Squeaky Wheel's assistant director, Tammy McGovern, gives a rundown of the projects they're showing.
"Film collectives like this are an alternative to the generally commercial medium of filmmaking," she said.
In collectives, the works seem to have a more personal aspect, she said.
"A sense of the idea of community runs through these works," McGovern said.
Julie Perini's A Look at a Look at the West is located directly outside the building. Based on Perini's own trek across the US, the piece consists of three television sets of various US citizens looking west. The locales, from Buffalo to Portland, are as varied as the people, who range from children to seniors. It is portrayed with a very unique effect.
Perini's other project is oddly unsatisfying and is titled Videos to Be Constructed in Your Head. Based on Yoko Ono's Paintings to Be Constructed in Your Head, the videos are in fact sets of instructions telling viewers what to think about in their own heads. The pure meta-ness of the work earns a chuckle, but that's about it.
McGovern is quick to point out that West has been situated so that the television images are in fact looking westward. McGovern praised Perini's work as "interactive, bringing the audience, strangers and friends alike, in on the project."
On a loop at the other end of the building is R.M. Vaughn's Shit Storm, a verbal ranting reaction mixed with images of a disturbed man in his room. On first listen, rambling angry prose on "untouchable," "important Canadian art" and "releasing the beast" is a bit much to take in, but the work's odd energy somehow digests easy. Vaughn's statement identified the work as an indirect response to a mysterious "Vancouver Incident."
Vaughn, intentionally opaque on the statement, remains so under questioning.
"I've always been fascinated with artists advocating censorship," he said. "I presented my opinions on the Vancouver School, because I thought it was ugly and I thought it was garbage and I said so."
On Vaughn, McGovern believes, "There's a certain bravery in Vaughn's work. He isn't afraid to say things; he puts everything out there."
In transit to the lower level, Yvonne Buchanan's piece, Bridge, plays. Billed as a "timeless multidirectional experience," the video is indeed shot beautifully, and the fluid movement creates a hypnotizing effect.

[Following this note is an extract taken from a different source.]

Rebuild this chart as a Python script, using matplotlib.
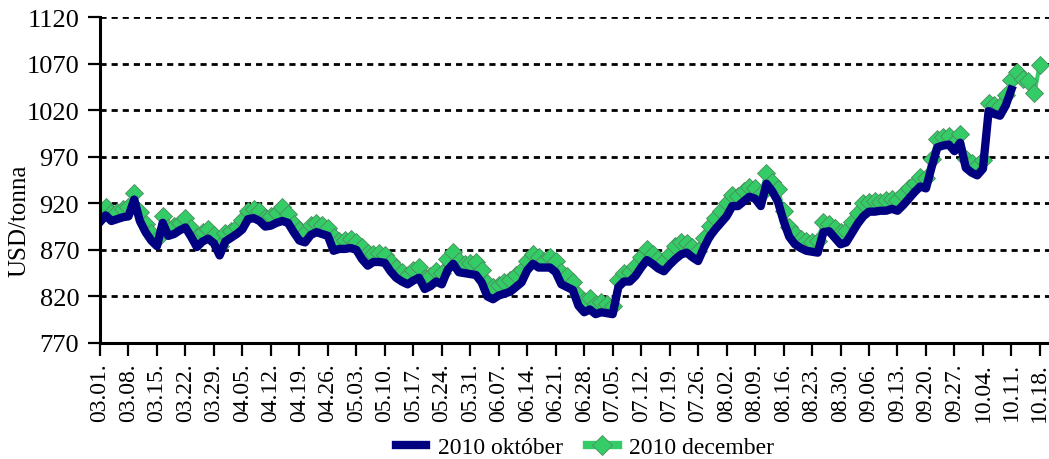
import matplotlib
matplotlib.use("Agg")
import matplotlib.pyplot as plt
from matplotlib.lines import Line2D

plt.rcParams["font.family"] = ["Liberation Serif", "DejaVu Serif"]

# weekly tick labels (every 5th trading day)
week_labels = [
  "03.01.", "03.08.", "03.15.", "03.22.", "03.29.", "04.05.", "04.12.",
  "04.19.", "04.26.", "05.03.", "05.10.", "05.17.", "05.24.", "05.31.",
  "06.07.", "06.14.", "06.21.", "06.28.", "07.05.", "07.12.", "07.19.",
  "07.26.", "08.02.", "08.09.", "08.16.", "08.23.", "08.30.", "09.06.",
  "09.13.", "09.20.", "09.27.", "10.04.", "10.11.", "10.18.",
]

# daily prices, USD/tonna
oktober = [
  900, 907, 901, 903, 905, 906, 924, 901, 889, 880,
  874, 899, 885, 887, 891, 894, 884, 873, 879, 882,
  877, 864, 879, 883, 887, 892, 903, 904, 901, 895,
  896, 899, 901, 899, 889, 880, 878, 886, 889, 887,
  885, 869, 871, 871, 872, 870, 860, 853, 857, 857,
  856, 847, 840, 836, 833, 837, 840, 828, 831, 836,
  833, 848, 855, 846, 845, 844, 843, 835, 820, 817,
  821, 823, 825, 830, 835, 848, 855, 851, 851, 851,
  846, 833, 830, 827, 810, 803, 806, 801, 803, 802,
  801, 830, 836, 836, 842, 851, 859, 855, 850, 847,
  854, 860, 865, 867, 862, 858, 872, 884, 892, 899,
  906, 917, 917, 922, 927, 925, 917, 941, 933, 922,
  901, 884, 876, 872, 869, 868, 867, 889, 890, 883,
  876, 878, 888, 898, 906, 911, 911, 912, 912, 914,
  912, 918, 925, 932, 938, 936, 959, 980, 982, 983,
  976, 985, 958, 953, 950, 957, 1019, 1016, 1014, 1025,
  1042,
]

december = [
  905, 916, 910, 911, 914, 916, 931, 911, 898, 888,
  882, 906, 894, 896, 899, 904, 893, 884, 889, 892,
  886, 874, 888, 890, 895, 902, 912, 914, 912, 904,
  906, 910, 916, 908, 898, 891, 888, 897, 899, 897,
  894, 884, 880, 881, 882, 878, 873, 867, 866, 867,
  865, 857, 850, 846, 843, 848, 852, 840, 842, 847,
  845, 860, 868, 858, 855, 856, 857, 848, 834, 830,
  832, 835, 838, 843, 848, 858, 866, 862, 858, 862,
  858, 846, 842, 836, 822, 815, 818, 812, 814, 812,
  810, 838, 845, 846, 853, 862, 871, 866, 860, 858,
  866, 874, 878, 877, 873, 869, 883, 896, 904, 912,
  920, 929, 928, 933, 938, 936, 930, 952, 943, 935,
  912, 895, 887, 882, 880, 878, 880, 900, 898, 893,
  889, 890, 900, 910, 920, 921, 922, 921, 923, 925,
  923, 930, 936, 942, 948, 947, 968, 989, 991, 992,
  985, 994, 968, 963, 960, 966, 1028, 1025, 1024, 1036,
  1052, 1061, 1053, 1051, 1038, 1069,
]

BLUE = "#000080"
GREEN = "#33CC66"
EDGE = "#4d8a60"

fig = plt.figure(figsize=(10.49, 4.6), dpi=100)
ax = fig.add_axes([100 / 1049, 1 - 344 / 460, 949 / 1049, 326 / 460])

ax.plot(range(len(december)), december,
  color=GREEN, linewidth=3, marker="D", markersize=9,
  markerfacecolor=GREEN, markeredgecolor=EDGE, markeredgewidth=0.6,
  zorder=3)
ax.plot(range(len(oktober)), oktober,
  color=BLUE, linewidth=6, zorder=4)

ax.set_xlim(0, 166.6)
ax.set_ylim(770, 1120)
ax.set_yticks(range(770, 1121, 50))
ax.set_xticks([5 * i for i in range(len(week_labels))])
ax.set_xticklabels(week_labels, rotation=90, fontsize=17)
ax.tick_params(axis="y", labelsize=19, direction="out", length=9, width=1.6, pad=6)
ax.tick_params(axis="x", direction="out", length=9, width=1.6, pad=5)

for y in range(820, 1121, 50):
  ax.axhline(y, color="black", linewidth=2, linestyle=(0, (2.2, 1.8)), zorder=1)

for side in ("top", "right"):
  ax.spines[side].set_visible(False)
for side in ("left", "bottom"):
  ax.spines[side].set_linewidth(2.2)
  ax.spines[side].set_zorder(5)

fig.text(19 / 1049, 1 - 221 / 460, "USD/tonna", rotation=90,
  ha="center", va="center", fontsize=18)

handles = [
  Line2D([], [], color=BLUE, linewidth=6),
  Line2D([], [], color=GREEN, linewidth=6, marker="D", markersize=10,
    markeredgecolor=EDGE, markeredgewidth=0.6),
]
fig.legend(handles, ["2010 október", "2010 december"],
  loc="center", bbox_to_anchor=(585 / 1049, 1 - 448 / 460),
  ncol=2, frameon=False, fontsize=17, handlelength=1.3,
  handletextpad=0.5, columnspacing=1.0, borderpad=0.1)

fig.savefig("out.png", dpi=100)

Downstairs, Buchanan's This Blackness and Blink are showing. The unique style of presentation is reminiscent of a toy Viewfinder attached to the wall. This Blackness is a group of moving circular black bodies, while Blink features a mid-30s woman gazing at the viewer and then blinking, to which the video itself blinks back.
"The female gaze is the subject of 'Blink.'" Yvonne said. "Around the age of 35, a woman begins to stop being the object of the male gaze," and Blink plays with this concept.
Buchanan's most striking work is An Untitled, 1955, a collection of chairs given direct lighting. On a first glance, the effect is of a crowd that had recently dispersed. Buchanan's artistic statement gives this dispersed collective a different feel, as a lynching is implied.
"Though I don't mention it in the statement directly, a major inspiration was the Emmett Till lynching of 1955, a major predecessor to the Civil Rights Movement," Buchanan said.
Buchanan doesn't mention Till specifically in the statement so as to leave the work somewhat open to interpretation.
The works on display should be a point of interest for anyone interested in a different view on uses of film. For those who enjoy what they see, all three artists will have screenings of new works at Squeaky Wheel on Friday, Oct 5. at 8 p.m.